Two of my models rejected the null hypotheses and that's not really a surprise, we expected the non-survey estimations to be way off. The third model failed to reject the nulls and both the intercept and the beta had fantastic values with really low t values indicating there was no statistically significant differences between the two (t values of 1.88 and 1.99, respectively). However, the coefficient of determination, R2 was extremely low >0.05 (this was the case of all three regressions, but my main concern is with the model that performed well).

My big question is how to explain why the R2 was so low, while the coefficient and intercept fit expectations. I ran the data through a few other tests. The other goodness of fit test, I (detailed below) showed poor goodness of fit. Theil's inequality coefficient, U indicated a naive shot-in-the-dark could have performed better than the models (U > 2), with the bias proportion (UM) being quite low (0.005), but the variance proportion (US) was moderately high (.404).

I(X, X*) SUM OF ABS VALUES OF (X* LOG2 (X*/X)

where: X = the survey variable and X* is the non-survey variable

Interpretation is values of I closer to 0 indicate better goodness of fit (0 = perfect fit, i.e.

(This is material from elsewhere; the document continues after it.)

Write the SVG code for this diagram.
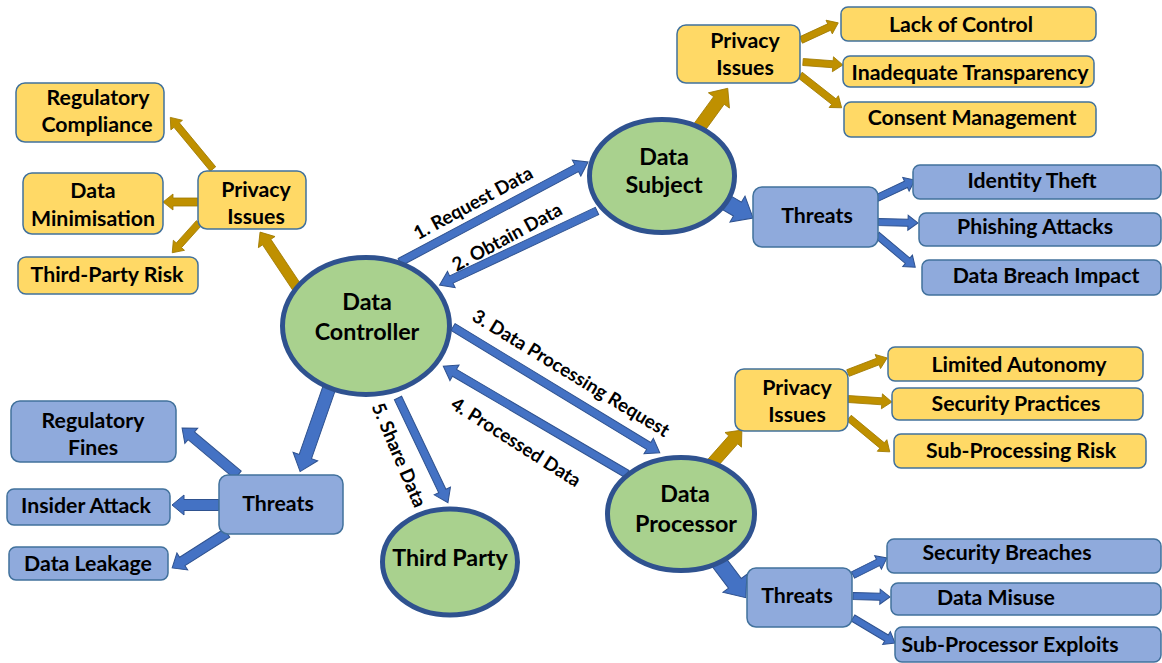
<svg xmlns="http://www.w3.org/2000/svg" width="1162" height="663" viewBox="0 0 1162 663">
<style>
text{font-family:Lato,"Liberation Sans",sans-serif;font-weight:bold;fill:#000;text-anchor:middle}
.bx{font-size:21.3px}
.el{font-size:23.3px}
.lb{font-size:18.8px}
.y{fill:#FFD966;stroke:#41719C;stroke-width:1.5}
.b{fill:#8FAADC;stroke:#41719C;stroke-width:1.5}
.e{fill:#A9D18E;stroke:#2F528F;stroke-width:5}
.ab{fill:#4472C4;stroke:#2F528F;stroke-width:1}
.ag{fill:#BF9000;stroke:#A07A00;stroke-width:0.8}
</style>
<rect width="1162" height="663" fill="#fff"/>
<g id="connectors">
<polygon class="ab" transform="translate(400,262) rotate(-28)" points="0,-4 200,-4 200,-9 213,0 200,9 200,4 0,4"/>
<polygon class="ab" transform="translate(597,211) rotate(154.8)" points="0,-4 161,-4 161,-9 174,0 161,9 161,4 0,4"/>
<polygon class="ab" transform="translate(453,327) rotate(31.3)" points="0,-4 229,-4 229,-9 242,0 229,9 229,4 0,4"/>
<polygon class="ab" transform="translate(627,474) rotate(-149.6)" points="0,-4 200,-4 200,-9 213,0 200,9 200,4 0,4"/>
<polygon class="ab" transform="translate(398,398) rotate(64.5)" points="0,-4 103,-4 103,-9 116,0 103,9 103,4 0,4"/>
<polygon class="ab" transform="translate(332,380) rotate(109.2)" points="0,-6.5 81,-6.5 81,-13 97,0 81,13 81,6.5 0,6.5"/>
<polygon class="ag" transform="translate(300,292) rotate(-123.7)" points="0,-5 60,-5 60,-10 72,0 60,10 60,5 0,5"/>
<polygon class="ag" transform="translate(696,132) rotate(-54)" points="0,-6.5 39,-6.5 39,-13 54,0 39,13 39,6.5 0,6.5"/>
<polygon class="ab" transform="translate(715,196) rotate(30.1)" points="0,-8 26,-8 26,-15 44,0 26,15 26,8 0,8"/>
<polygon class="ag" transform="translate(710,466) rotate(-48.4)" points="0,-6 35,-6 35,-11 48,0 35,11 35,6 0,6"/>
<polygon class="ab" transform="translate(712,553) rotate(52.9)" points="0,-8 38,-8 38,-15 56,0 38,15 38,8 0,8"/>
<polygon class="ag" transform="translate(801,40) rotate(-24.7)" points="0,-3.5 31,-3.5 31,-7.5 41,0 31,7.5 31,3.5 0,3.5"/>
<polygon class="ag" transform="translate(803,62) rotate(4.3)" points="0,-3.5 30,-3.5 30,-7.5 40,0 30,7.5 30,3.5 0,3.5"/>
<polygon class="ag" transform="translate(800,75) rotate(38.2)" points="0,-3.5 43,-3.5 43,-7.5 53,0 43,7.5 43,3.5 0,3.5"/>
<polygon class="ag" transform="translate(213,169) rotate(-129.6)" points="0,-3.5 57,-3.5 57,-7.5 67,0 57,7.5 57,3.5 0,3.5"/>
<polygon class="ag" transform="translate(198,202) rotate(180)" points="0,-4 25,-4 25,-8 35,0 25,8 25,4 0,4"/>
<polygon class="ag" transform="translate(199,223) rotate(132)" points="0,-3.5 30,-3.5 30,-7.5 40,0 30,7.5 30,3.5 0,3.5"/>
<polygon class="ag" transform="translate(848,373) rotate(-21)" points="0,-3.5 32,-3.5 32,-7.5 42,0 32,7.5 32,3.5 0,3.5"/>
<polygon class="ag" transform="translate(848,399) rotate(3.9)" points="0,-3.5 34,-3.5 34,-7.5 44,0 34,7.5 34,3.5 0,3.5"/>
<polygon class="ag" transform="translate(849,418) rotate(39.7)" points="0,-3.5 43,-3.5 43,-7.5 53,0 43,7.5 43,3.5 0,3.5"/>
<polygon class="ab" transform="translate(877,198) rotate(-25.3)" points="0,-3.5 32,-3.5 32,-7.5 42,0 32,7.5 32,3.5 0,3.5"/>
<polygon class="ab" transform="translate(878,222) rotate(1.4)" points="0,-3.5 30,-3.5 30,-7.5 40,0 30,7.5 30,3.5 0,3.5"/>
<polygon class="ab" transform="translate(877,235) rotate(40.1)" points="0,-3.5 40,-3.5 40,-7.5 50,0 40,7.5 40,3.5 0,3.5"/>
<polygon class="ab" transform="translate(238,475) rotate(-140)" points="0,-5 61,-5 61,-10 73,0 61,10 61,5 0,5"/>
<polygon class="ab" transform="translate(219,505) rotate(180)" points="0,-5.5 35,-5.5 35,-10 47,0 35,10 35,5.5 0,5.5"/>
<polygon class="ab" transform="translate(227,533) rotate(147.5)" points="0,-5 53,-5 53,-10 65,0 53,10 53,5 0,5"/>
<polygon class="ab" transform="translate(853,575) rotate(-26.6)" points="0,-3.5 28,-3.5 28,-7.5 38,0 28,7.5 28,3.5 0,3.5"/>
<polygon class="ab" transform="translate(853,596) rotate(1.5)" points="0,-3.5 27,-3.5 27,-7.5 37,0 27,7.5 27,3.5 0,3.5"/>
<polygon class="ab" transform="translate(853,618) rotate(30.8)" points="0,-3.5 39,-3.5 39,-7.5 49,0 39,7.5 39,3.5 0,3.5"/>
<text class="lb" transform="translate(473,203) rotate(-28.4)" dy="0.35em">1. Request Data</text>
<text class="lb" transform="translate(507,237) rotate(-28.4)" dy="0.35em">2. Obtain Data</text>
<text class="lb" transform="translate(571,373) rotate(31.3)" dy="0.35em">3. Data Processing Request</text>
<text class="lb" transform="translate(516,442) rotate(32.5)" dy="0.35em">4. Processed Data</text>
<text class="lb" transform="translate(399,455) rotate(67)" dy="0.35em">5. Share Data</text>
</g>
<g id="data-controller"><ellipse class="e" cx="366" cy="326" rx="83.5" ry="68.5"/><text class="el" x="367" y="310">Data</text><text class="el" x="367" y="340">Controller</text></g>
<g id="data-subject"><ellipse class="e" cx="662" cy="176" rx="72.5" ry="56.5"/><text class="el" x="664" y="165">Data</text><text class="el" x="664" y="193">Subject</text></g>
<g id="data-processor"><ellipse class="e" cx="681" cy="514" rx="73.5" ry="56.5"/><text class="el" x="685" y="502">Data</text><text class="el" x="686" y="532">Processor</text></g>
<g id="third-party"><ellipse class="e" cx="450" cy="562" rx="67.5" ry="53"/><text class="el" x="450" y="566">Third Party</text></g>

<g id="dc-privacy"><rect class="y" x="198" y="171" width="108" height="58" rx="9"/><text class="bx" x="256" y="197">Privacy</text><text class="bx" x="256" y="224">Issues</text></g>
<g id="regulatory-compliance"><rect class="y" x="16" y="83" width="148" height="59" rx="9"/><text class="bx" x="98" y="105">Regulatory</text><text class="bx" x="97" y="132">Compliance</text></g>
<g id="data-minimisation"><rect class="y" x="23" y="173" width="140" height="61" rx="9"/><text class="bx" x="93" y="198">Data</text><text class="bx" x="93" y="226">Minimisation</text></g>
<g id="third-party-risk"><rect class="y" x="18" y="257" width="180" height="37" rx="8"/><text class="bx" x="107" y="282">Third-Party Risk</text></g>

<g id="ds-privacy"><rect class="y" x="677" y="25" width="123" height="58" rx="9"/><text class="bx" x="745" y="48">Privacy</text><text class="bx" x="745" y="75">Issues</text></g>
<g id="lack-of-control"><rect class="y" x="841" y="7" width="255" height="34" rx="7"/><text class="bx" x="961" y="32">Lack of Control</text></g>
<g id="inadequate-transparency"><rect class="y" x="843" y="56" width="251" height="31" rx="7"/><text class="bx" x="970" y="80">Inadequate Transparency</text></g>
<g id="consent-management"><rect class="y" x="844" y="102" width="252" height="35" rx="7"/><text class="bx" x="972" y="125">Consent Management</text></g>

<g id="dp-privacy"><rect class="y" x="735" y="369" width="113" height="62" rx="9"/><text class="bx" x="797" y="395">Privacy</text><text class="bx" x="797" y="422">Issues</text></g>
<g id="limited-autonomy"><rect class="y" x="888" y="347" width="255" height="34" rx="7"/><text class="bx" x="1019" y="372">Limited Autonomy</text></g>
<g id="security-practices"><rect class="y" x="892" y="388" width="251" height="32" rx="7"/><text class="bx" x="1016" y="411">Security Practices</text></g>
<g id="sub-processing-risk"><rect class="y" x="894" y="434" width="252" height="34" rx="7"/><text class="bx" x="1021" y="458">Sub-Processing Risk</text></g>

<g id="ds-threats"><rect class="b" x="753" y="187" width="125" height="60" rx="9"/><text class="bx" x="817" y="223">Threats</text></g>
<g id="identity-theft"><rect class="b" x="913" y="165" width="248" height="34" rx="7"/><text class="bx" x="1032" y="188">Identity Theft</text></g>
<g id="phishing-attacks"><rect class="b" x="919" y="213" width="242" height="33" rx="7"/><text class="bx" x="1035" y="234">Phishing Attacks</text></g>
<g id="data-breach-impact"><rect class="b" x="922" y="260" width="239" height="35" rx="7"/><text class="bx" x="1046" y="283">Data Breach Impact</text></g>

<g id="dc-threats"><rect class="b" x="219" y="475" width="124" height="59" rx="9"/><text class="bx" x="278" y="511">Threats</text></g>
<g id="regulatory-fines"><rect class="b" x="11" y="401" width="165" height="61" rx="9"/><text class="bx" x="93" y="428">Regulatory</text><text class="bx" x="93" y="455">Fines</text></g>
<g id="insider-attack"><rect class="b" x="7" y="489" width="163" height="36" rx="7"/><text class="bx" x="86" y="513">Insider Attack</text></g>
<g id="data-leakage"><rect class="b" x="9" y="547" width="159" height="33" rx="7"/><text class="bx" x="88" y="571">Data Leakage</text></g>

<g id="dp-threats"><rect class="b" x="747" y="568" width="105" height="59" rx="9"/><text class="bx" x="797" y="603">Threats</text></g>
<g id="security-breaches"><rect class="b" x="887" y="539" width="274" height="34" rx="7"/><text class="bx" x="1007" y="560">Security Breaches</text></g>
<g id="data-misuse"><rect class="b" x="891" y="583" width="270" height="32" rx="7"/><text class="bx" x="996" y="605">Data Misuse</text></g>
<g id="sub-processor-exploits"><rect class="b" x="895" y="627" width="266" height="35" rx="7"/><text class="bx" x="1010" y="652">Sub-Processor Exploits</text></g>
</svg>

Xi = X*i), higher values indicate poorer goodness of fit.

Now, my inclination is the low R2 results from the high amount of variance as indicated by the US value. Another possible explanation might be that the observations are all close to zero and thus, there may be weighting issues with the small variables, but I'm not sure if that's as problematic given that the bulk of the observations are all quite small.

So does the high amount of variance seem like a plausible explanation or am I was off? If I'm off, what other explanations seem appropriate?